Ludlam: Telstra-split Bill unlikely in '09

The Bill that will decide whether Telstra remains vertically integrated is set for debate in parliament this Thursday, but Greens Senator Scott Ludlam doubts it will happen this year and blames Shadow Communications Minister Nick Minchin for it.

update The Bill that will decide whether Telstra remains vertically integrated is set for debate in parliament this Thursday, but Greens Senator Scott Ludlam doubts it will happen this year and blames Shadow Communications Minister Nick Minchin for it.

The most significant telecommunications legislation in decades — the Labor Government's Telecommunications Legislation Amendment (Competition and Consumer Safeguards) Bill — is likely to be scuttled, at least for the year, thanks to Shadow Communications Minister Nick Minchin's "abuse of Senate procedure", according to Ludlam.

"I will be surprised and impressed if we get to [the Bill] this year," Ludlam told ZDNet.com.au. "To use the [Carbon Pollution Reduction Scheme (CPRS)] Bill to delay passage of another is a real abuse of Senate procedure."

If Ludlam is right, Minchin will have achieved a previous goal to have the debate deferred until the government released documents related to the first NBN proposal — a motion that was voted down last month by crossbenchers — the Greens, independent Nick Xenophon, and Family First Senator Steve Fielding — which cleared the way for Thursday's debate.

Minchin's spokesperson said the logic of Ludlam's accusation was "bemusing" and that it was actually Minister for Communications Stephen Conroy's fault that the Bill, following its debate, was unlikely to pass this year.

"It's bemusing where Ludlam is coming from when it was Senator Conroy who argued the case of how urgent the legislation was — and who before going to Egypt, gave a commitment to the Senate to raise the bill in the last sitting week and have it voted on this week," a spokesperson for Minchin's office said.

"How can you draw the conclusion that non-appearance of the legislation is quite bemusing.
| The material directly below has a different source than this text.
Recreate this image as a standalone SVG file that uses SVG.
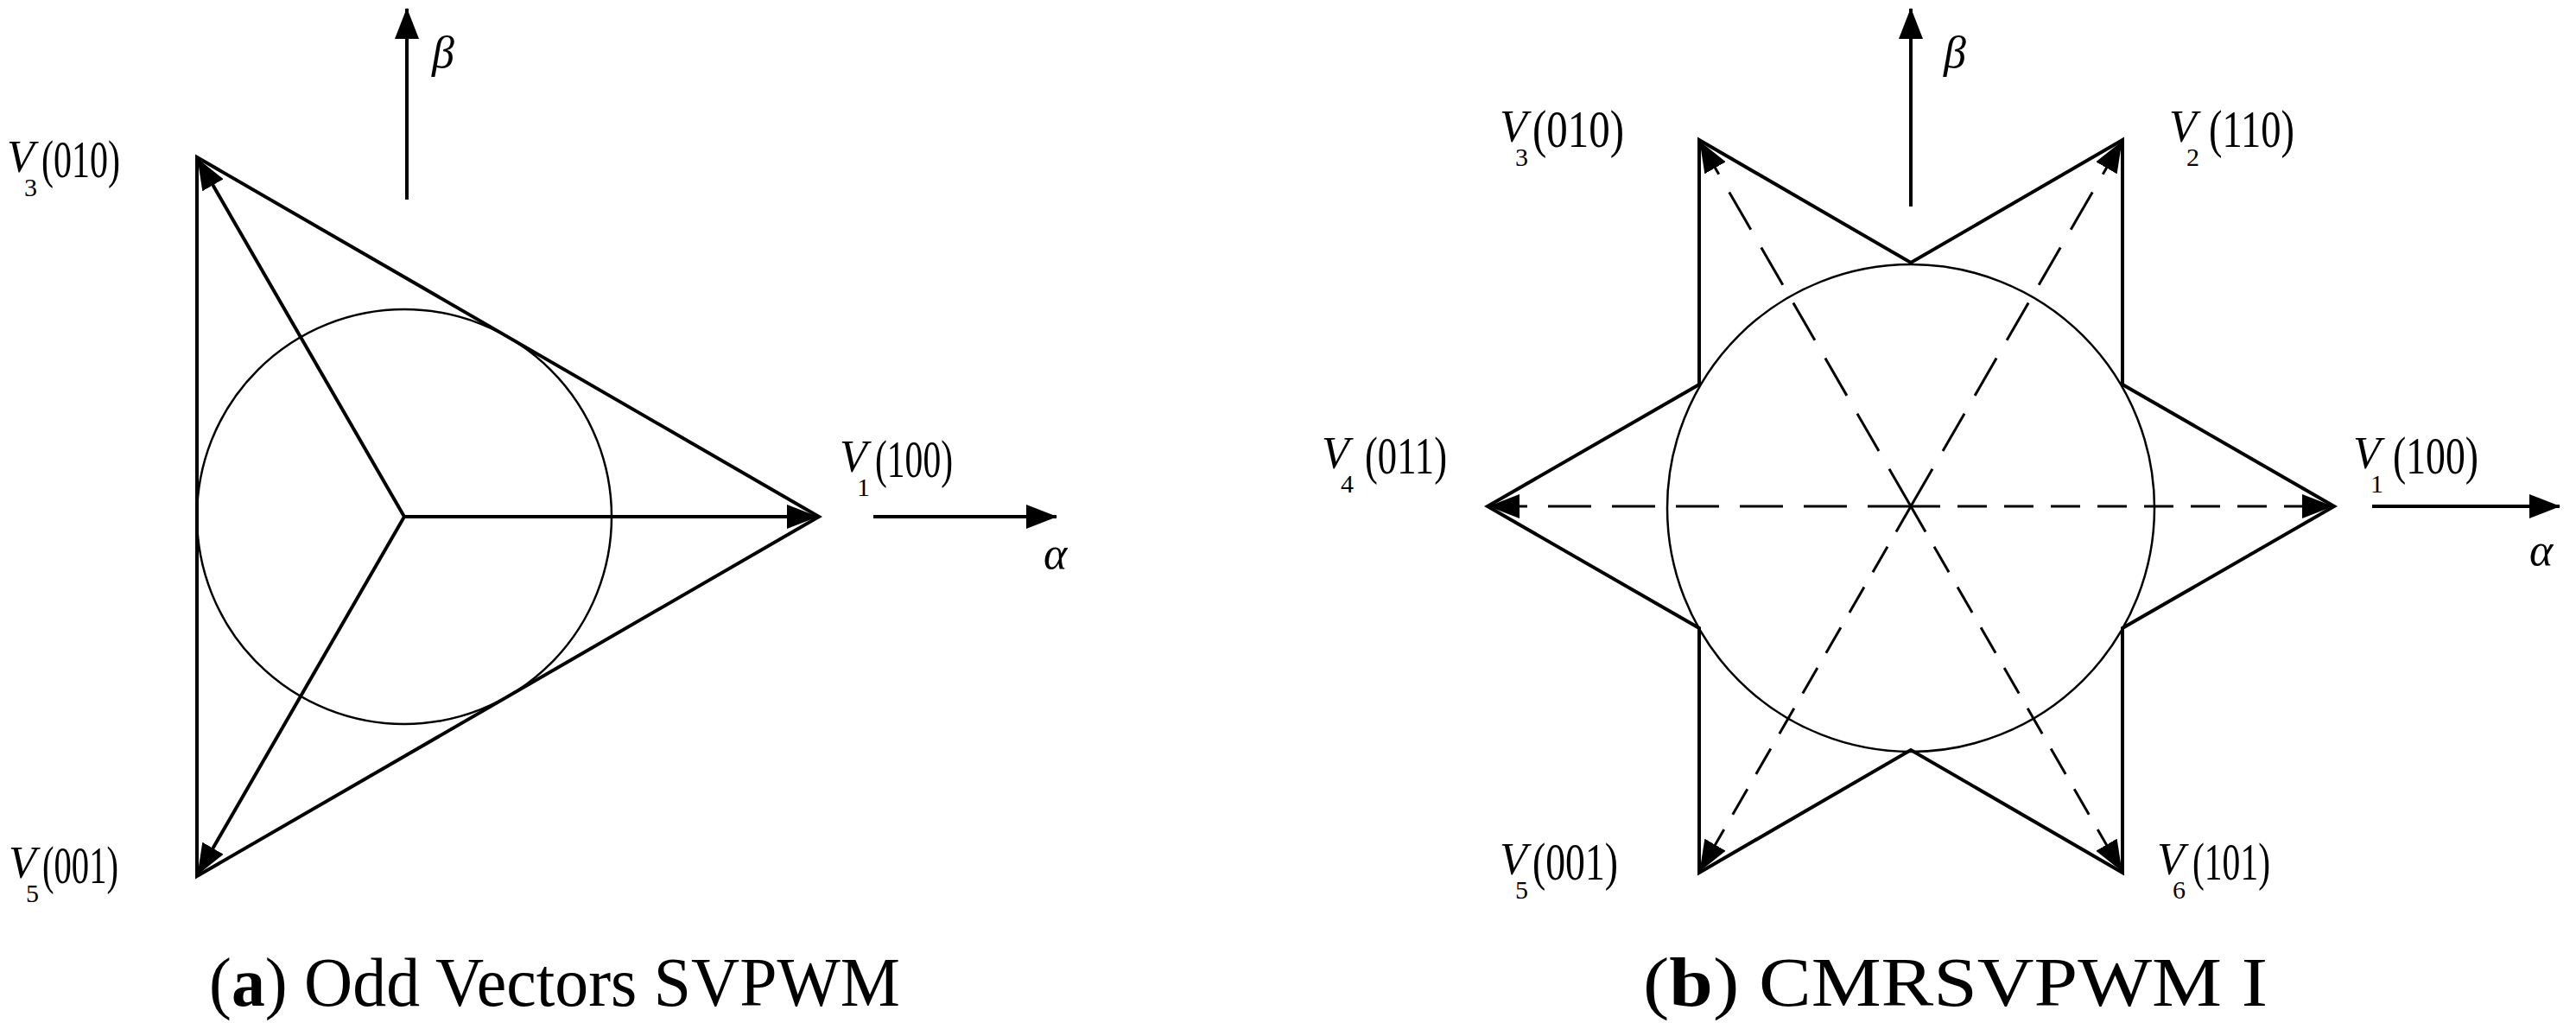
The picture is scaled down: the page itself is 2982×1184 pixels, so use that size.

What we're seeing is an inability of the government to manage its legislative program."

If the Bill is passed in its current form, Telstra will either be required to voluntarily separate its wholesale and retail arms or else face harsher regulation and be forced to sell its HFC network and stake in Foxtel as well as being banned from acquiring radio spectrum that would support emerging 4G wireless technologies. It also amends ministerial powers to determine how Telstra is broken up, and makes significant changes to the Australian Competition and Consumer Commission's powers to regulate the industry.

The government is likely to be persuaded into making significant amendments to the Bill. The Nationals support for the Bill in its current form is likely to be contingent on the outcome of the CPRS debate, but how that plays out is not known. The Nationals, in particular Barnaby Joyce, have expressed support for Telstra's separation but may back the Liberals to show a united Coalition.

Ludlam said the Greens support was contingent on the government making seven key amendments to the Bill, largely focused on telecommunications regulations during the years between the Bill's passing and the deployment of the National Broadband Network in its entirety.

The Greens also want protections for Telstra's staff included into the Bill, and ministerial discretion over what Telstra's separation should look like wound back. Ludlam said that as the government faced an election year, Conroy should not have "the ability to write a blank cheque" which could impact how Telstra's assets are valued.

Xenophon has already thrown his support behind the plan to split Telstra but, like the Greens, wants to ensure regional households are not disadvantaged by proposed Universal Service Obligations under the Bill.

It's still unclear exactly which way Family First Senator Steve Fielding will swing, or indeed what he wants, given his belief that negotiations between the government and Telstra over its separation should be conducted commercially rather than through legislative instruments.

Fielding's office today told ZDNet.com.au that his main concern was "the legislative gun which is being held to Telstra's head".

"We want to make sure Telstra gets a fair deal, but this is a matter of commercial negotiations between the parties," a spokesperson told ZDNet.com.au. Fielding has yet to make a final decision on whether to support the Bill.

Meanwhile, Minchin has celebrated that after two years in power the government has not delivered its NBN. "This Labor government and Senator Conroy have been huge disappointments and despite all the big talk, Mr Rudd cannot escape the fact he has failed to deliver a single new service under his NBN in two years," Minchin said in a statement this afternoon.